Si je vous dis Umberto Eco et le Minitel, le socialisme et l’équipe d’Angleterre de Rugby, les loukoums et Woody Allen, Ghislaine de Féligonde et le Docteur Jamain, Édith Piaf et Henry Salvador, Dijon et Damas, les Évêques et les cuisses de nymphes émues ?

Par Stephanie Delacroix

 

Rien ? Bah si les évêques et l…ok, ok j’arrête. Plus facile, Antoine de Saint-Exupéry avec son Petit Prince, Émile Ajar avec Momo et Madame Parks dans un bus ?

Allez, je vous aide, je vous fais une fleur c’est joli, ça pique, ça sent bon, c’est un symbole d’amour ?

La rose pardi, la rose et sa cohorte de madeleines Proustiennes, Rosa rosa rosam rosae rosae rosa rosae rosae rosas rosarum rosis rosis comme le chantait Brel, et « Mignonne allons voir » comme l’a écrit Ronsard à Cassandre, deux textes éternels ayant pourtant pour thème le temps qui pique.

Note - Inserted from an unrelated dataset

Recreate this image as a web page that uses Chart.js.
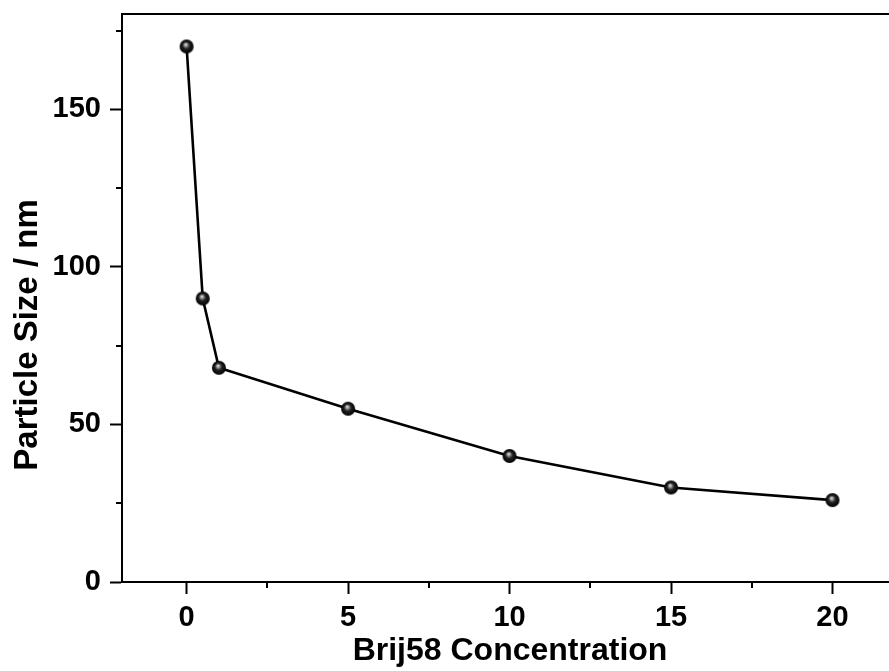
<!DOCTYPE html>
<html>
<head>
<meta charset="utf-8">
<script src="https://cdn.jsdelivr.net/npm/chart.js@4"></script>
<style>
  html, body { margin: 0; padding: 0; background: #fff; overflow: hidden; }
  #wrap { width: 889px; height: 671px; }
</style>
</head>
<body>
<div id="wrap"><canvas id="sizeChart" width="889" height="671"></canvas></div>
<script>
// Data
const concentration = [0, 0.5, 1, 5, 10, 15, 20];
const particleSize = [170, 90, 68, 55, 40, 30, 26];

// Axis ticks
const xMajorTicks = [0, 5, 10, 15, 20];
const xMinorTicks = [2.5, 7.5, 12.5, 17.5];
const yMajorTicks = [0, 50, 100, 150];
const yMinorTicks = [25, 75, 125, 175];

const xTitle = 'Brij58 Concentration';
const yTitle = 'Particle Size / nm';

const FONT = '"Liberation Sans", Arial, sans-serif';

// Shaded sphere used as the point marker
function makeSphere(r) {
    const c = document.createElement('canvas');
    const s = Math.ceil(r * 2 + 2);
    c.width = s;
    c.height = s;
    const g = c.getContext('2d');
    const cx = s / 2, cy = s / 2;
    const grad = g.createRadialGradient(cx - 1, cy - 2.2, 0, cx, cy, r);
    grad.addColorStop(0, '#f6f6f6');
    grad.addColorStop(0.2, '#a0a0a0');
    grad.addColorStop(0.5, '#222');
    grad.addColorStop(1, '#000');
    g.beginPath();
    g.arc(cx, cy, r, 0, Math.PI * 2);
    g.fillStyle = grad;
    g.fill();
    return c;
}

// Minor ticks, top frame line and axis titles
const framePlugin = {
    id: 'frame',
    afterDraw(chart) {
        const ctx = chart.ctx;
        const area = chart.chartArea;
        const xs = chart.scales.x;
        const ys = chart.scales.y;
        ctx.save();
        ctx.strokeStyle = '#000';
        ctx.lineWidth = 2;
        ctx.beginPath();
        ctx.moveTo(area.left - 1, area.top);
        ctx.lineTo(area.right, area.top);
        xMinorTicks.forEach(v => {
            const px = Math.round(xs.getPixelForValue(v));
            ctx.moveTo(px, area.bottom);
            ctx.lineTo(px, area.bottom + 6);
        });
        yMinorTicks.forEach(v => {
            const py = Math.round(ys.getPixelForValue(v));
            ctx.moveTo(area.left, py);
            ctx.lineTo(area.left - 6, py);
        });
        ctx.stroke();

        ctx.fillStyle = '#000';
        ctx.textAlign = 'center';
        ctx.textBaseline = 'middle';
        ctx.font = 'bold 32px ' + FONT;
        ctx.fillText(xTitle, 510, 651);
        ctx.font = 'bold 33px ' + FONT;
        ctx.translate(28, 335);
        ctx.rotate(-Math.PI / 2);
        ctx.fillText(yTitle, 0, 0);
        ctx.restore();
    }
};

const axisStyle = {
    border: { display: true, color: '#000', width: 2 },
    grid: {
        drawOnChartArea: false,
        drawTicks: true,
        tickLength: 12,
        tickWidth: 2,
        tickColor: '#000'
    },
    ticks: {
        color: '#000',
        font: { family: FONT, size: 29, weight: 'bold' }
    }
};

new Chart(document.getElementById('sizeChart').getContext('2d'), {
    type: 'scatter',
    data: {
        datasets: [{
            data: concentration.map((x, i) => ({ x: x, y: particleSize[i] })),
            showLine: true,
            borderColor: '#000',
            borderWidth: 2.6,
            pointStyle: makeSphere(7),
            pointRadius: 7,
            pointHoverRadius: 7
        }]
    },
    options: {
        responsive: false,
        animation: false,
        layout: { autoPadding: false, padding: { top: 14, right: 0, left: 0, bottom: 0 } },
        scales: {
            x: {
                type: 'linear',
                min: -2,
                max: 21.75,
                ...axisStyle,
                ticks: { ...axisStyle.ticks, padding: 7 },
                afterBuildTicks: s => { s.ticks = xMajorTicks.map(v => ({ value: v })); },
                afterFit: s => {
                    s.height = 89;
                    s.paddingLeft = 0;
                    s.paddingRight = 0;
                }
            },
            y: {
                type: 'linear',
                min: 0,
                max: 180.3,
                ...axisStyle,
                ticks: { ...axisStyle.ticks, padding: 9 },
                afterBuildTicks: s => { s.ticks = yMajorTicks.map(v => ({ value: v })); },
                afterFit: s => {
                    s.width = 122;
                    s.paddingTop = 0;
                    s.paddingBottom = 0;
                }
            }
        },
        plugins: {
            legend: { display: false },
            tooltip: { enabled: false },
            title: { display: false }
        }
    },
    plugins: [framePlugin]
});
</script>
</body>
</html>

La rose, à ne pas confondre avec la rosée qui peut quand même honorer les roses de son étincelante fraîcheur matinale, puisque « rose » et « rosée » ont des étymologies certes latines mais très différentes : le latin populaire rosata, dérivé du latin classique ros, roris pour « a rosée » rien à voir donc avec l’étymologie de « la rose », la fleur qui elle vient d’une graine mais surtout du latin rosa.

En français, la fleur et la couleur sont homophones même si les roses sont très loin d’être toutes roses, elles nous en font voir de toutes les couleurs, du blanc – comme la « Félicité et Perpétue » des bouquets de mariées – au noir avec les roses de Siyahgül (qui sont en fait violet foncé), en passant par le bleu (obtenues par hybridation entre des roses blanches et des pensées). 

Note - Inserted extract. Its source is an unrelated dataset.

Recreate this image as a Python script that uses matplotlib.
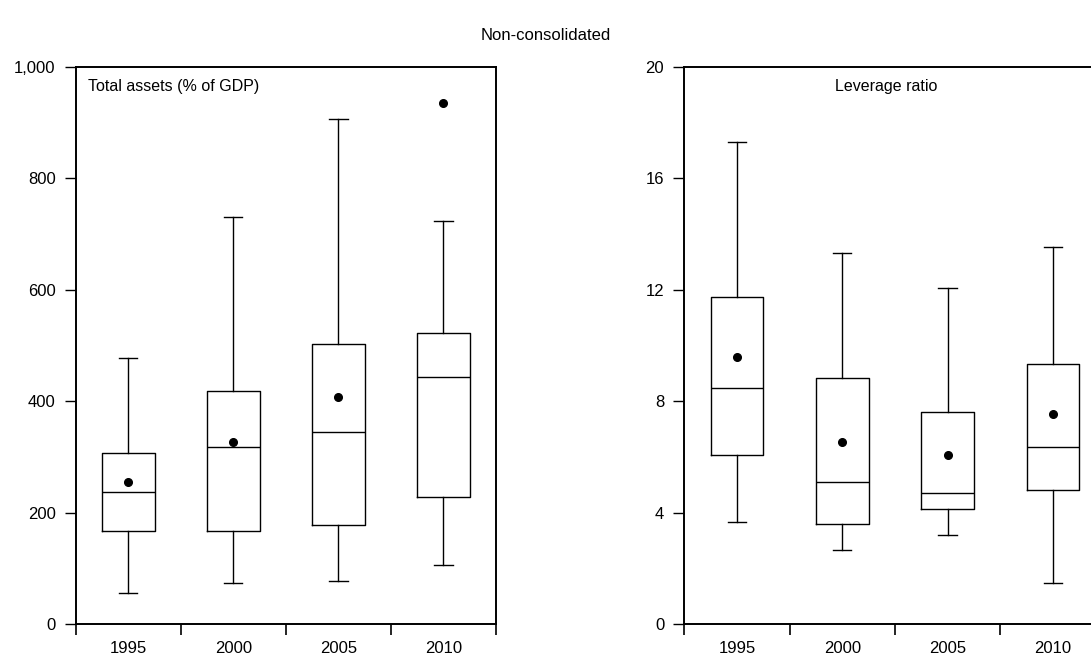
import matplotlib
matplotlib.use("Agg")
import matplotlib.pyplot as plt
from matplotlib.ticker import FuncFormatter, FixedLocator

plt.rcParams['font.family'] = ['Liberation Sans', 'DejaVu Sans']

years = ["1995", "2000", "2005", "2010"]

# Total assets (% of GDP)
ta_low = [55, 74, 77, 106]
ta_q1 = [166, 166, 178, 228]
ta_med = [237, 317, 345, 444]
ta_q3 = [307, 418, 502, 523]
ta_high = [478, 731, 906, 723]
ta_mean = [255, 327, 408, 935]

# Leverage ratio
lv_low = [3.66, 2.66, 3.20, 1.48]
lv_q1 = [6.05, 3.58, 4.12, 4.80]
lv_med = [8.46, 5.11, 4.70, 6.35]
lv_q3 = [11.73, 8.82, 7.60, 9.34]
lv_high = [17.28, 13.31, 12.07, 13.54]
lv_mean = [9.59, 6.52, 6.05, 7.55]

fig = plt.figure(figsize=(10.91, 6.57), dpi=100)

def make_stats(low, q1, med, q3, high, mean):
    return [dict(whislo=a, q1=b, med=c, q3=d, whishi=e, mean=f, fliers=[], label=y)
            for a, b, c, d, e, f, y in zip(low, q1, med, q3, high, mean, years)]

def panel(rect, stats, ylim, yticks, fmt, label, label_x, label_ha):
    ax = fig.add_axes(rect)
    lw = 1.0
    ax.bxp(stats, positions=range(len(years)), widths=0.5, capwidths=0.174,
           showmeans=True, showfliers=False,
           boxprops=dict(color='black', linewidth=lw),
           whiskerprops=dict(color='black', linewidth=lw),
           capprops=dict(color='black', linewidth=lw),
           medianprops=dict(color='black', linewidth=lw),
           meanprops=dict(marker='o', markerfacecolor='black', markeredgecolor='black',
                          markersize=5.5))
    ax.set_xlim(-0.5, len(years) - 0.5)
    ax.set_ylim(*ylim)
    ax.yaxis.set_major_locator(FixedLocator(yticks))
    ax.yaxis.set_major_formatter(FuncFormatter(fmt))
    ax.xaxis.set_major_locator(FixedLocator([i - 0.5 for i in range(len(years) + 1)]))
    ax.xaxis.set_major_formatter(FuncFormatter(lambda v, p: ""))
    ax.xaxis.set_minor_locator(FixedLocator(list(range(len(years)))))
    ax.set_xticklabels(years, minor=True)
    ax.tick_params(axis='x', which='major', direction='out', length=8, width=1.2)
    ax.tick_params(axis='x', which='minor', length=0, pad=12.5, labelsize=12)
    ax.tick_params(axis='y', which='major', direction='out', length=8, width=1.0,
                   pad=6.5, labelsize=12)
    for s in ax.spines.values():
        s.set_linewidth(1.4)
    ax.text(label_x, 0.965, label, transform=ax.transAxes, ha=label_ha, va='center',
            fontsize=11.5)
    return ax

W, H = 1091, 657
rect_l = [75.7 / W, (H - 624) / H, 420.3 / W, (624 - 66.7) / H]
rect_r = [684.3 / W, (H - 624) / H, 421.3 / W, (624 - 66.7) / H]

panel(rect_l, make_stats(ta_low, ta_q1, ta_med, ta_q3, ta_high, ta_mean),
      (0, 1000), [0, 200, 400, 600, 800, 1000], lambda v, p: f"{int(v):,}",
      "Total assets (% of GDP)", 0.03, 'left')
panel(rect_r, make_stats(lv_low, lv_q1, lv_med, lv_q3, lv_high, lv_mean),
      (0, 20), [0, 4, 8, 12, 16, 20], lambda v, p: f"{int(v)}",
      "Leverage ratio", 0.48, 'center')

fig.text(0.5, 1 - 35 / H, "Non-consolidated", ha='center', va='center', fontsize=12)

fig.savefig("out.png", dpi=100)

En anglais, grand pays de rosiculture s’il en est, la rose est « rose » alors que le rose est « pink ». Kif-kif en japonais, Pin-ku ピンクpour la couleur et Ro-su ローズ, ou バラ Bara pour les fleurs. 

En Indonésien, mawar pour la fleur et merah muda (rouge jeune) pour la couleur, aucun rapport non plus ! On notera qu’en Indonésie les anémones de mer sont de mawar laut (des roses de mer donc).

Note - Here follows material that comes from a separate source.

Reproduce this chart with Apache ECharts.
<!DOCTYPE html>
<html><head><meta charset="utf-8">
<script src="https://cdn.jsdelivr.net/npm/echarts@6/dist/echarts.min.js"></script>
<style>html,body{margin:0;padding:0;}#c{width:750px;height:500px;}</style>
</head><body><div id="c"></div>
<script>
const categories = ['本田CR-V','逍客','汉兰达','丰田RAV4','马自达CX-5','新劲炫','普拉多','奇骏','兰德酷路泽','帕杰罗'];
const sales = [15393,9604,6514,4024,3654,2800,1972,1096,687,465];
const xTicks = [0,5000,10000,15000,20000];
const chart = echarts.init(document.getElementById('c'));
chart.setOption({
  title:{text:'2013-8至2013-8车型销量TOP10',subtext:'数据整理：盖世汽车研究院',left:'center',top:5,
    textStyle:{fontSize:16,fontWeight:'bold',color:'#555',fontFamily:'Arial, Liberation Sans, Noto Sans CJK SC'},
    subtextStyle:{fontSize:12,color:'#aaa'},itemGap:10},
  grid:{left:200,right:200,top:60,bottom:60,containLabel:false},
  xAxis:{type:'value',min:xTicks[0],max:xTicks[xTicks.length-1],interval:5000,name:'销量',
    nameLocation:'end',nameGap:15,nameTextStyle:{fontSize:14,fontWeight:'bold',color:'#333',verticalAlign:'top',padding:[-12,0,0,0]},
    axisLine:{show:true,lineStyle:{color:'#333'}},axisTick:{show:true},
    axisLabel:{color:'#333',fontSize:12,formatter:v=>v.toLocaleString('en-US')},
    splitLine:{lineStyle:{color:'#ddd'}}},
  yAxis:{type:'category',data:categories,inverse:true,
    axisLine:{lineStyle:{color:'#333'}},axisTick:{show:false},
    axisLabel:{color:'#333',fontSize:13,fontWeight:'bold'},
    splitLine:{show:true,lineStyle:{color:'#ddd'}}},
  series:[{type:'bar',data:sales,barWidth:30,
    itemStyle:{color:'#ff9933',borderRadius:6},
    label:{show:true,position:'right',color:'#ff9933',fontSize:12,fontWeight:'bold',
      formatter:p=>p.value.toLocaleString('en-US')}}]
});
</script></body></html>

Un petit tour en Chine (où la rose est en concurrence de la pivoine pour le titre de Reine des Fleurs) pour ce proverbe que j’aime beaucoup : “La rose n’a d’épines que pour celui qui veut la cueillir”, plus que le proverbe français selon lequel « il n’y a pas de rose sans épines »…c’est pessimiste, négatif, parano et FAUX puisque le Zéphirine Drouhin, le Smooth Prince (un hybride de thé en plus) et le Cinderella (un rosier miniature) sont parmi les 13 espèces connues de rosiers ou roses sans épines.

 

A partir d’une douzaine d’espèces naturelles les rosiéristes ont produit deux cents espèces modernes, et la langue française a fait éclore quelques expressions bien senties et assez imagées, qui pourraient servir dans de base à de nombreuses histoires à l’eau de rose. Un exemple ?

« Pierre un jardinier frais comme une rose, en avait plein les bottes de se faire envoyer sur les roses par sa belle amie Cunégonde, sosie de la Joconde, qui lui préférait un certain Paul. Paul, un marbrier hydrophobe, marchait sur ses platebandes, l’empêchait de voir la vie en rose. Il ne sentait pourtant pas la rose. Après une cour assidue pendant laquelle Pierre la couvrit de roses, l’abreuva de thé parfumé, la régala de loukoums en lui déclamant de la poésie du XVI siècle, il finit par découvrir le pot aux roses, Cunégonde restait de marbre car anosmique et daltonienne, elle le trouvait trop précieux. »

C’est sûr, ce n’est pas terrible-terrible mais je vous avais prévenus.